Remember when General Motors teased multiple vehicle silhouettes over its Ultium battery platform? We saw a truck, a van, an autonomous vehicle, and what appeared to be… a Chevrolet Camaro. Such a concept remains unpopular among the faithful of the iconic American muscle car, but as regulators seek to squeeze out internal combustion engine vehicles in various ways, an EV could be the only thing that continues the Camaro nameplate into the near- to mid-term future.
Speaking with Autos Editor Gary Gastelu of Fox News this week, General Motors President Mark Reuss was able to shed a bit of light on the possibilities of an electric Chevrolet Camaro.
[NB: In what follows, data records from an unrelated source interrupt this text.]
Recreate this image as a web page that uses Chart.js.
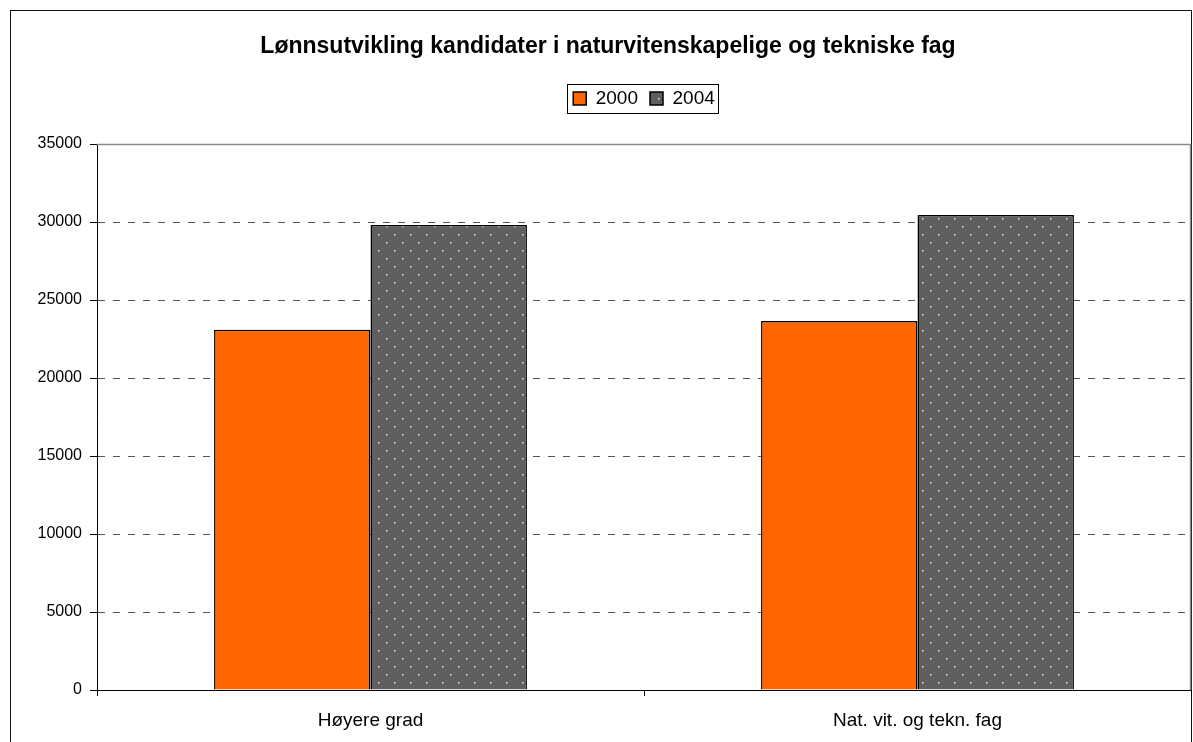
<!DOCTYPE html>
<html>
<head>
<meta charset="utf-8">
<script src="https://cdn.jsdelivr.net/npm/chart.js@4"></script>
<style>
  html, body { margin: 0; padding: 0; background: #fff; overflow: hidden; width: 1193px; height: 742px; }
  #frame { position: absolute; left: 10px; top: 10px; width: 1180px; height: 800px; border: 1px solid #111; }
  #wrap { position: absolute; left: 0; top: 0; width: 1216px; height: 742px; }
</style>
</head>
<body>
<div id="frame"></div>
<div id="wrap"><canvas id="c" width="1216" height="742"></canvas></div>
<script>
// data
const categories = ['Høyere grad', 'Nat. vit. og tekn. fag'];
const seriesNames = ['2000', '2004'];
const values2000 = [23100, 23650];
const values2004 = [29800, 30450];
const yTicks = [0, 5000, 10000, 15000, 20000, 25000, 30000, 35000];

const font = "'Liberation Sans', Arial, sans-serif";

// dotted fill for the 2004 bars
function dotPattern() {
  const p = document.createElement('canvas');
  p.width = 16; p.height = 16;
  const g = p.getContext('2d');
  g.fillStyle = '#5f5f5f';
  g.fillRect(0, 0, 16, 16);
  g.fillStyle = '#e6e6e6';
  g.fillRect(2, 2, 1.5, 1.5);
  g.fillRect(10, 10, 1.5, 1.5);
  return g.createPattern(p, 'repeat');
}

// grey border of the plot area + box round the legend
const extras = {
  id: 'extras',
  afterDraw(chart) {
    const ctx = chart.ctx;
    const a = chart.chartArea;
    ctx.save();
    ctx.strokeStyle = '#8c8c8c';
    ctx.lineWidth = 1.5;
    ctx.beginPath();
    ctx.moveTo(a.left, a.top + 0.5);
    ctx.lineTo(a.right - 0.5, a.top + 0.5);
    ctx.lineTo(a.right - 0.5, a.bottom);
    ctx.stroke();

    const boxes = chart.legend.legendHitBoxes;
    if (boxes && boxes.length) {
      const l = Math.min(...boxes.map(b => b.left)) - 6;
      const r = Math.max(...boxes.map(b => b.left + b.width)) + 3;
      const cy = boxes[0].top + boxes[0].height / 2;
      ctx.strokeStyle = '#000';
      ctx.lineWidth = 1;
      ctx.strokeRect(Math.round(l) + 0.5, Math.round(cy - 14.5) + 0.5, Math.round(r - l), 29);
    }
    ctx.restore();
  }
};

new Chart(document.getElementById('c'), {
  type: 'bar',
  data: {
    labels: categories,
    datasets: [
      { label: seriesNames[0], data: values2000, backgroundColor: '#ff6600', borderColor: '#000', borderWidth: 1.5 },
      { label: seriesNames[1], data: values2004, backgroundColor: dotPattern(), borderColor: '#000', borderWidth: 1.5 }
    ]
  },
  options: {
    responsive: false,
    animation: false,
    layout: { padding: 0 },
    datasets: { bar: { categoryPercentage: 0.572, barPercentage: 1 } },
    plugins: {
      title: {
        display: true,
        text: 'Lønnsutvikling kandidater i naturvitenskapelige og tekniske fag',
        color: '#000',
        font: { family: font, size: 23, weight: 'bold' },
        padding: { top: 33, bottom: 16.4 }
      },
      subtitle: {
        display: true,
        fullSize: false,
        text: ' ',
        weight: 500,
        font: { size: 1 },
        padding: { top: 0, bottom: 24.8 }
      },
      legend: {
        display: true,
        fullSize: false,
        position: 'top',
        labels: {
          color: '#000',
          font: { family: font, size: 19 },
          boxWidth: 13,
          boxHeight: 13,
          padding: 12
        }
      },
      tooltip: { enabled: false }
    },
    scales: {
      x: {
        offset: true,
        grid: { offset: true, drawOnChartArea: false, drawTicks: true, tickLength: 6, tickColor: '#000' },
        border: { color: '#000', width: 1 },
        ticks: { color: '#000', font: { family: font, size: 19 }, padding: 13 },
        afterFit(s) { s.height = 52; }
      },
      y: {
        min: 0,
        max: 35000,
        afterBuildTicks(s) { s.ticks = yTicks.map(v => ({ value: v })); },
        grid: { color: '#555', lineWidth: 1, tickLength: 7, tickColor: '#000' },
        border: { color: '#000', width: 1, dash: [7, 8] },
        ticks: { color: '#000', font: { family: font, size: 16 }, padding: 8, callback: v => String(v) },
        afterFit(s) { s.width = 97; }
      },
      // empty right-hand strip, only so the title centres like the original
      y2: {
        position: 'right',
        min: 0,
        max: 35000,
        grid: { display: false },
        border: { display: false },
        ticks: { display: false },
        afterFit(s) { s.width = 25; }
      }
    }
  },
  plugins: [extras]
});
</script>
</body>
</html>
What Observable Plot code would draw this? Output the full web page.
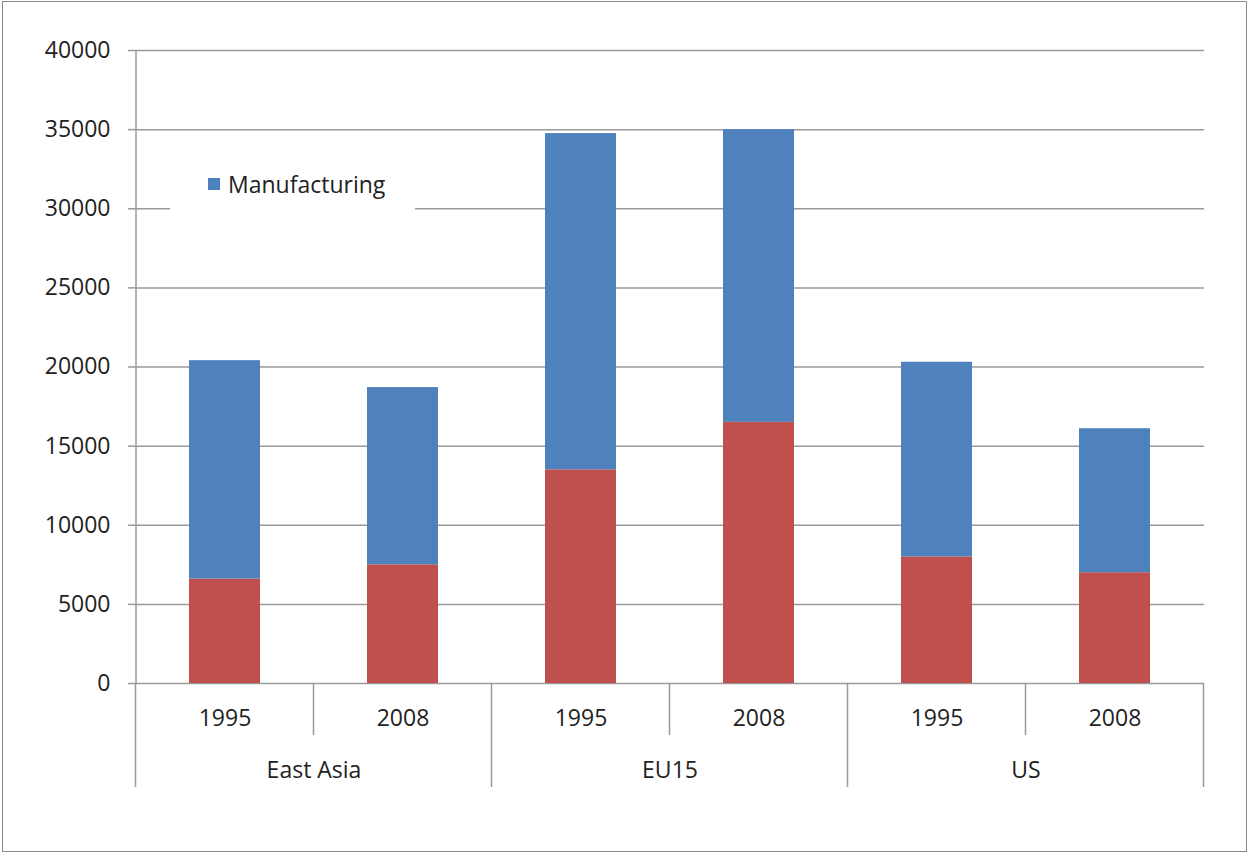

“Lots of things being looked at, studied, designed, engineered … but I can tell you that the platform is absolutely capable of doing just about everything we want in our portfolio across every segment,” Reuss told the news outlet, when asked if and when there would be a sports car on the Ultium platform. Cryptic, yes, but that’s all we got for now.
Reuss – a family name that’s been with General Motors since the 1950s – also steered the conversation towards the upcoming Cadillac Celestiq luxury sedan, which will be a low-roof vehicle as well, and will be hand-built in Michigan. It’s expected to be the most expensive Cadillac in the portfolio by far when it debuts.
The future of the Chevrolet Camaro remains murky. MC&T originally reported that General Motors axed its original plans for what was going to be the seventh-generation Camaro back in 2018, along with several other vehicle programs. The lifespan for the current sixth-generation Camaro is charted until at least 2023, where things appear to go blank after that. Should GM (gm*) green-light an all-electric seventh-generation Camaro, it will be in place of the original strategy, which would have likely featured a hybrid V8 engine of some sort, based on 2018 customer surveys.
Comparatively, Dodge is planning on electrifying its Charger and Challenger, but won’t immediately commit to dropping the Hemi V8. Meanwhile, Ford Motor Company is turning the Mustang into a brand, which could sell an all-electric Mustang coupe by the end of the decade.
Whatever comes next, if it is an electric Chevrolet Camaro, it’s critical that the brand gets the pricing strategy right. Sales have since nose-dived after the retirement of the popular fifth-generation Camaro, which routinely outsold the Ford Mustang when it was around. But Chevy has since been able to correct the ship a bit with the introduction of the Camaro LT1 trim level. This unique package gives customers 455 horsepower in the form of a proper small block 6.2L V8 engine for less money than either a Ford Mustang GT or a Dodge Challenger R/T. It now makes up 25 percent of all new Camaro sales.